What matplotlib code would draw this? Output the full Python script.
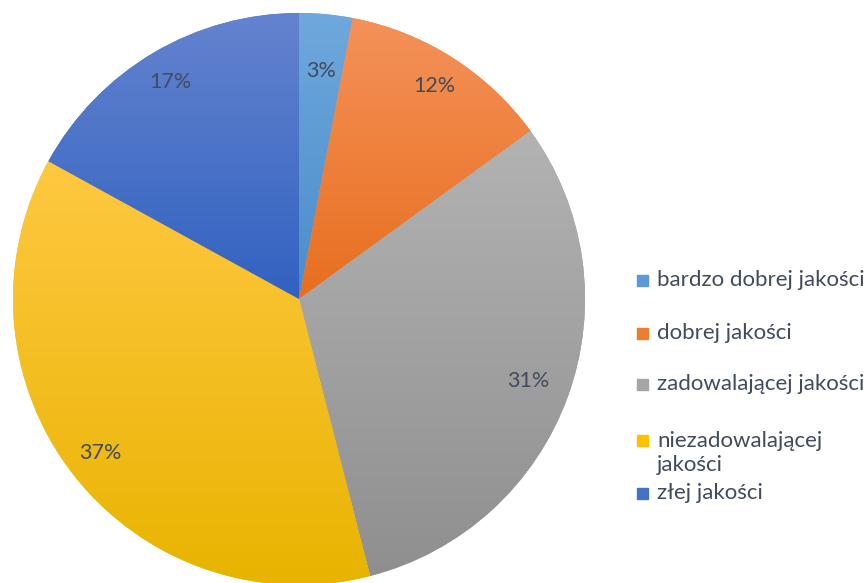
import matplotlib
matplotlib.use("Agg")
import matplotlib.pyplot as plt
import numpy as np
from matplotlib.colors import LinearSegmentedColormap
from matplotlib.patches import Rectangle

labels = [
    "bardzo dobrej jakości",
    "dobrej jakości",
    "zadowalającej jakości",
    "niezadowalającej\njakości",
    "złej jakości",
]
values = [3, 12, 31, 37, 17]
top_colors = ["#6FA8DC", "#F4925A", "#B3B3B3", "#FFC842", "#6483CF"]
bottom_colors = ["#4A8CCB", "#E86E1E", "#8F8F8F", "#E8B400", "#3162C0"]
base_colors = ["#5B9BD5", "#ED7D31", "#A5A5A5", "#FFC000", "#4472C4"]

text_color = "#414B5C"
plt.rcParams["font.family"] = ["Lato", "DejaVu Sans"]

fig = plt.figure(figsize=(8.67, 5.83), dpi=100)
ax = fig.add_axes([0.0150, -0.0034, 0.6598, 0.9811])

wedges, _ = ax.pie(
    values,
    colors=base_colors,
    startangle=90,
    counterclock=False,
    radius=1.0,
    wedgeprops={"linewidth": 0},
)
ax.set_xlim(-1, 1)
ax.set_ylim(-1, 1)
ax.axis("off")

# vertical gradient per slice, clipped to the wedge
for w, c_top, c_bot in zip(wedges, top_colors, bottom_colors):
    verts = w.get_path().vertices
    verts = w.get_patch_transform().transform(verts)
    x0, y0 = verts.min(axis=0)
    x1, y1 = verts.max(axis=0)
    cmap = LinearSegmentedColormap.from_list("g", [c_bot, c_top])
    grad = np.linspace(0, 1, 256).reshape(-1, 1)
    im = ax.imshow(grad, cmap=cmap, origin="lower", aspect="auto",
                   extent=[x0, x1, y0, y1], zorder=w.get_zorder() + 0.1)
    im.set_clip_path(w)
ax.set_xlim(-1, 1)
ax.set_ylim(-1, 1)

# percentage labels
label_dist = [0.8, 0.88, 0.85, 0.88, 0.88]
for w, v, d in zip(wedges, values, label_dist):
    ang = np.deg2rad((w.theta1 + w.theta2) / 2)
    ax.text(d * np.cos(ang), d * np.sin(ang), f"{v}%", ha="center", va="center",
            fontsize=15.5, color=text_color, zorder=10)

# legend drawn by hand to mimic the wrapped entry layout
legend_y = [280, 333, 384, 440, 493]
W, H = 867, 583
for lab, col, yp in zip(labels, base_colors, legend_y):
    fig.patches.append(Rectangle((637 / W, 1 - (yp + 5.5) / H), 11 / W, 11 / H,
                                 transform=fig.transFigure, color=col))
    ty = yp + 13 if "\n" in lab else yp
    fig.text(657 / W, 1 - ty / H, lab, ha="left", va="center",
             fontsize=16, color=text_color, linespacing=1.2)

fig.savefig("out.png", dpi=100)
════════════════
> **What is being asked**
Your copy of the data should match it exactly, except that pictures are left out.

> **Correct answer**
What matplotlib code would draw this? Output the full Python script.
import matplotlib
matplotlib.use("Agg")
import matplotlib.pyplot as plt
import numpy as np
from matplotlib.colors import LinearSegmentedColormap
from matplotlib.patches import Rectangle

labels = [
    "bardzo dobrej jakości",
    "dobrej jakości",
    "zadowalającej jakości",
    "niezadowalającej\njakości",
    "złej jakości",
]
values = [3, 12, 31, 37, 17]
top_colors = ["#6FA8DC", "#F4925A", "#B3B3B3", "#FFC842", "#6483CF"]
bottom_colors = ["#4A8CCB", "#E86E1E", "#8F8F8F", "#E8B400", "#3162C0"]
base_colors = ["#5B9BD5", "#ED7D31", "#A5A5A5", "#FFC000", "#4472C4"]

text_color = "#414B5C"
plt.rcParams["font.family"] = ["Lato", "DejaVu Sans"]

fig = plt.figure(figsize=(8.67, 5.83), dpi=100)
ax = fig.add_axes([0.0150, -0.0034, 0.6598, 0.9811])

wedges, _ = ax.pie(
    values,
    colors=base_colors,
    startangle=90,
    counterclock=False,
    radius=1.0,
    wedgeprops={"linewidth": 0},
)
ax.set_xlim(-1, 1)
ax.set_ylim(-1, 1)
ax.axis("off")

# vertical gradient per slice, clipped to the wedge
for w, c_top, c_bot in zip(wedges, top_colors, bottom_colors):
    verts = w.get_path().vertices
    verts = w.get_patch_transform().transform(verts)
    x0, y0 = verts.min(axis=0)
    x1, y1 = verts.max(axis=0)
    cmap = LinearSegmentedColormap.from_list("g", [c_bot, c_top])
    grad = np.linspace(0, 1, 256).reshape(-1, 1)
    im = ax.imshow(grad, cmap=cmap, origin="lower", aspect="auto",
                   extent=[x0, x1, y0, y1], zorder=w.get_zorder() + 0.1)
    im.set_clip_path(w)
ax.set_xlim(-1, 1)
ax.set_ylim(-1, 1)

# percentage labels
label_dist = [0.8, 0.88, 0.85, 0.88, 0.88]
for w, v, d in zip(wedges, values, label_dist):
    ang = np.deg2rad((w.theta1 + w.theta2) / 2)
    ax.text(d * np.cos(ang), d * np.sin(ang), f"{v}%", ha="center", va="center",
            fontsize=15.5, color=text_color, zorder=10)

# legend drawn by hand to mimic the wrapped entry layout
legend_y = [280, 333, 384, 440, 493]
W, H = 867, 583
for lab, col, yp in zip(labels, base_colors, legend_y):
    fig.patches.append(Rectangle((637 / W, 1 - (yp + 5.5) / H), 11 / W, 11 / H,
                                 transform=fig.transFigure, color=col))
    ty = yp + 13 if "\n" in lab else yp
    fig.text(657 / W, 1 - ty / H, lab, ha="left", va="center",
             fontsize=16, color=text_color, linespacing=1.2)

fig.savefig("out.png", dpi=100)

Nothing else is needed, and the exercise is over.